Entries in Augmented Reality New York (1)


Registration in Mobile AR

Last week, at the first meeting held by ARNY - Augmented Reality New York, since this month’s are2010, Augmented Reality Event, I gave a talk dedicated to a tech trend that is emerging in mobile AR registration. It is based on the talk I gave at are2010, but focused specifically on the technology portion of the presentation.

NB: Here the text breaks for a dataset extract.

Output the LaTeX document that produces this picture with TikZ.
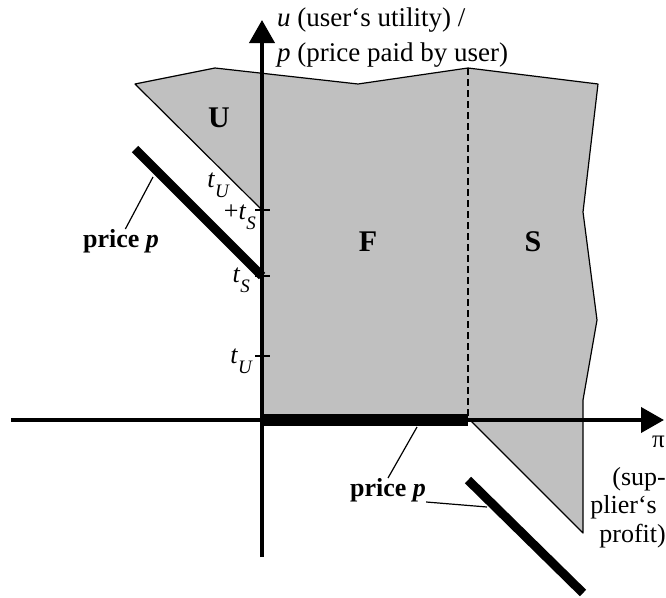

Steven Feiner (see episode 1 of AR & Emerging Tech), whom we are so fortunate to have as a member of our organization — based on hands-on access to the PTAM source code and many years of experience as a pioneer in the AR space — expressed his opinion that this kind of registration will not be available for many more years. Not only is our organization fortunate to have Steve as a participant, but I’ve personally been fortunate to have him available to me as I fleshed out the ideas in this very presentation, so I find myself in the rare position of disagreeing with Steve. There are several reasons I feel this specific form of AR technology is going to come to market within the next 6 to 8 months (or less). I’ll give three here:

1.) The release of Apple iOS 4, and more specifically, the iOS 4 SDK (Software Developer Kit) has made public what were previously private APIs, now available to developers. This means that there is: A.) a capable consumer hardware platform with significant user-base. B.) With an infrastructure in place to monetize it (App Store).

2.) Between Google and Microsoft, and several other smaller players, we now have an extensive portion of the world, especially urban areas, mapped. So the reference mapping is now in place.

3.) The incentive for 3rd party software developers to crack this quickly is immense. The competition to bring this to market is fierce. The reward, huge. Several players in the space including Earthmine (who has released an SDK for incorporating their tech into iPhone apps), Tanagram (who have filed recent patents and claim they’ve solved it), Wikitude (who recently released computer vision based Wikitude Drive for the Android, and are partnering on Mobile AR work with IBM… possible acquisition?), Metaio (recently released mobile feature tracking Junaio Glue) are all hustling to bring computer-vision into the mobile space, and Earthmine and Tanagram are both pursuing this very form of computer-vision-to-mirror-world implementation of mobile AR registration.

No doubt many other upstarts are working furiously in garages around the world — the first to pull this off for the iPhone will stand to make a lot of money. This is no longer a competition between universities at academic conferences. This is now being driven by market forces and financial incentive. As of two days ago (the release of iOS 4), the hardware to support it is widely available and the APIs are accessible.

I believe we are on the cusp, with implementations of this sort on the immediate horizon, in months not years. Even if Steve disagrees with my timeline, I’m sure he secretly hopes I’m right.